Their daughter later wrote, "No one knew what this land would grow and what it wouldn't, how it should be treated, what pests and enemies it concealed. But virgin land, it was assumed, was sure to be full of untapped fertility. All you had to do was to tap it by means of a plough and other implements; nature, directed by European skills never before applied in this part of Africa, would do the rest. On top of all this, pioneers believed themselves to be the the torch-bearers of civilization, bringing light into dark places and infallibly doing good to the native population." (Elspeth Huxley, Nellie: Letters from Africa, 1980, p. 34.)

Huxley wrote of arriving by train from Mombasa: "With the dawn came enchantment. You looked out of the window to see great rolling plains, pale gold in the early light, each tree-shadow sharply defined, speckled as far as eye could see with the most wonderful collection of wild animals in the world" (p. 32). Here's the view at one spot she might have seen. The openness is still there, but not the game.

And even the openness of that picture is misleading, because if you turn the camera 90 degrees you get this: Highway A2, destined for Ethiopia. Today, there's little open land between Thika and Nairobi, and the completion of a four-lane highway will help eliminate what little there is. In 1912, the journey by cart to Nairobi took two and a half days. In dry weather.

Two years after arriving, the Grants had planted 60 acres of coffee, with land prepared for more. Huxley's mother boasted gently of having planted 5,000 seedlings in one week. By the end of the war, however, the family's Kitimuri Estate owed the Bank of India about 10,000 pounds—more than proceeds from the sale of coffee could ever repay. The family moved to Njoro, in the Rift Valley north of Nairobi, where they leased two of the 500-acre blocks that Lord Delamere had carved out of his holding. "Nellie" would stay there until Independence. Meanwhile, there's coffee growing in the old Thika neighborhood of the Grants.

Now, as then, it's planted on nine-foot spacing.

Now, as then, it's organized in estates.

There's corn, too, as well as the spreading suburbs of Thika. Not visible here: the extensive pineapple plantations, including those of Del Monte, which produce 250,000 tons of fruit annually.

The local tourist attraction is Thika Falls.

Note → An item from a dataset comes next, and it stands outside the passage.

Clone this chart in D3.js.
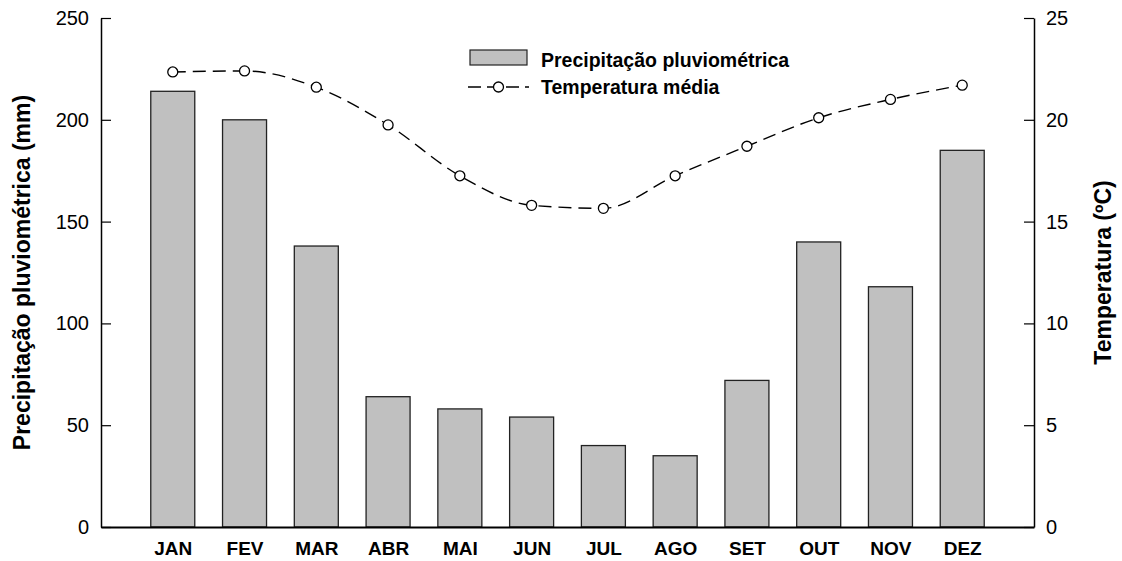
<!DOCTYPE html>
<html><head><meta charset="utf-8">
<script src="https://cdn.jsdelivr.net/npm/d3@7"></script>
<style>body{margin:0;background:#fff;} text{font-family:"Liberation Sans",Arial,sans-serif;}</style>
</head><body><svg id="c" width="1122" height="561"></svg>
<script>
const months = ["JAN","FEV","MAR","ABR","MAI","JUN","JUL","AGO","SET","OUT","NOV","DEZ"];
const precipitation = [214, 200, 138, 64, 58, 54, 40, 35, 72, 140, 118, 185];
const temperature = [22.35, 22.4, 21.6, 19.75, 17.25, 15.8, 15.65, 17.25, 18.7, 20.1, 21.0, 21.7];
const precipTicks = [0, 50, 100, 150, 200, 250];
const tempTicks = [0, 5, 10, 15, 20, 25];

const svg = d3.select("#c");
const L = 101, R = 1034, T = 18, B = 527;
const x = d3.scalePoint().domain(["", ...months, " "]).range([L, R]);
const yP = d3.scaleLinear().domain([0, 250]).range([B, T]);
const yT = d3.scaleLinear().domain([0, 25]).range([B, T]);
const bw = 44;

// bars
svg.append("g").selectAll("rect").data(months).join("rect")
  .attr("x", d => x(d) - bw/2).attr("width", bw)
  .attr("y", (d,i) => yP(precipitation[i])).attr("height", (d,i) => B - yP(precipitation[i]))
  .attr("fill", "#c0c0c0").attr("stroke", "#222").attr("stroke-width", 1.3);

// axes
const axL = svg.append("g").attr("transform", `translate(${L},0)`)
  .call(d3.axisRight(yP).tickValues(precipTicks).tickSize(10).tickSizeOuter(0).tickFormat(d3.format("d")));
axL.selectAll("text").attr("x", -12).attr("text-anchor", "end");
const axR = svg.append("g").attr("transform", `translate(${R},0)`)
  .call(d3.axisLeft(yT).tickValues(tempTicks).tickSize(10).tickSizeOuter(0).tickFormat(d3.format("d")));
axR.selectAll("text").attr("x", 12).attr("text-anchor", "start");
[axL, axR].forEach(a => {
  a.select(".domain").attr("stroke", "#000").attr("stroke-width", 1.5);
  a.selectAll("line").attr("stroke", "#000").attr("stroke-width", 1.2);
  a.selectAll("text").attr("font-size", 20).attr("fill", "#000")
    .attr("font-family", "Liberation Sans, Arial, sans-serif");
});
// bottom axis (no ticks)
const axB = svg.append("g").attr("transform", `translate(0,${B})`)
  .call(d3.axisBottom(x).tickValues(months).tickSize(0).tickPadding(15));
axB.select(".domain").attr("stroke", "#000").attr("stroke-width", 2);
axB.selectAll("text").attr("font-size", 19).attr("font-weight", "bold").attr("fill", "#000")
  .attr("font-family", "Liberation Sans, Arial, sans-serif");

// line
const line = d3.line().x((d,i) => x(months[i])).y(d => yT(d)).curve(d3.curveMonotoneX);
svg.append("path").datum(temperature).attr("d", line)
  .attr("fill", "none").attr("stroke", "#000").attr("stroke-width", 1.4).attr("stroke-dasharray", "13,7");
svg.append("g").selectAll("circle").data(temperature).join("circle")
  .attr("cx", (d,i) => x(months[i])).attr("cy", d => yT(d)).attr("r", 5)
  .attr("fill", "#fff").attr("stroke", "#000").attr("stroke-width", 1.3);

// axis titles
svg.append("text").attr("transform", `translate(30,${(T+B)/2}) rotate(-90)`)
  .attr("text-anchor", "middle").attr("font-size", 23).attr("font-weight", "bold")
  .text("Precipitação pluviométrica (mm)");
svg.append("text").attr("transform", `translate(1111,${(T+B)/2}) rotate(-90)`)
  .attr("text-anchor", "middle").attr("font-size", 23).attr("font-weight", "bold")
  .text("Temperatura (ºC)");

// legend
const lg = svg.append("g");
lg.append("rect").attr("x", 470).attr("y", 50).attr("width", 57).attr("height", 15)
  .attr("fill", "#c0c0c0").attr("stroke", "#222").attr("stroke-width", 1.2);
lg.append("text").attr("x", 541).attr("y", 67).attr("font-size", 19.5).attr("font-weight", "bold").text("Precipitação pluviométrica");
lg.append("line").attr("x1", 468).attr("x2", 529).attr("y1", 87).attr("y2", 87)
  .attr("stroke", "#000").attr("stroke-width", 1.4).attr("stroke-dasharray", "13,6");
lg.append("circle").attr("cx", 498.5).attr("cy", 87).attr("r", 5).attr("fill", "#fff").attr("stroke", "#000").attr("stroke-width", 1.3);
lg.append("text").attr("x", 541).attr("y", 94).attr("font-size", 19.5).attr("font-weight", "bold").text("Temperatura média");
</script></body></html>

The Blue Post hotel at the falls is old, and its Dutch gables are a reminder of the importance in pioneer days of "Dutchmen" or Afrikaners. They were the ones who trained the oxen that pulled the plows.

Some of the houses sprouting close to the coffee today are much like the English mansions in which early settlers like Nellie Grant had grown.

As for Thika, the Old Town now adjoins a much newer one. Here, the Old Town's inevitable clocktower.

It carries a plaque remembering the owner of the Kalamu Estate. He died in 1952 at age 64, leaving a widow who perhaps continued growing coffee but who in any case lived until 1979, long after she had presumably erected this monument. Both husband and wife are buried in Nairobi's Forest Road Cemetery.

The park—Wangari Gardens, named for the Nobel laureate—is a popular place.

Stretching away from the park is Kwame Nkrumah Avenue.

On the left, Commercial Street crosses Nkrumah to form the main intersection of the old town.

The date of the general store is 1933, a decade after the Grants had been forced to pull up stakes.

At the intersection, the street sign is 90 degrees out of true; in the foreground, a local alternative to Viagra.

The wider world arrives, including M-Pesa, Kenya's ubiquitous service providing cash transfers between cell-phone owners.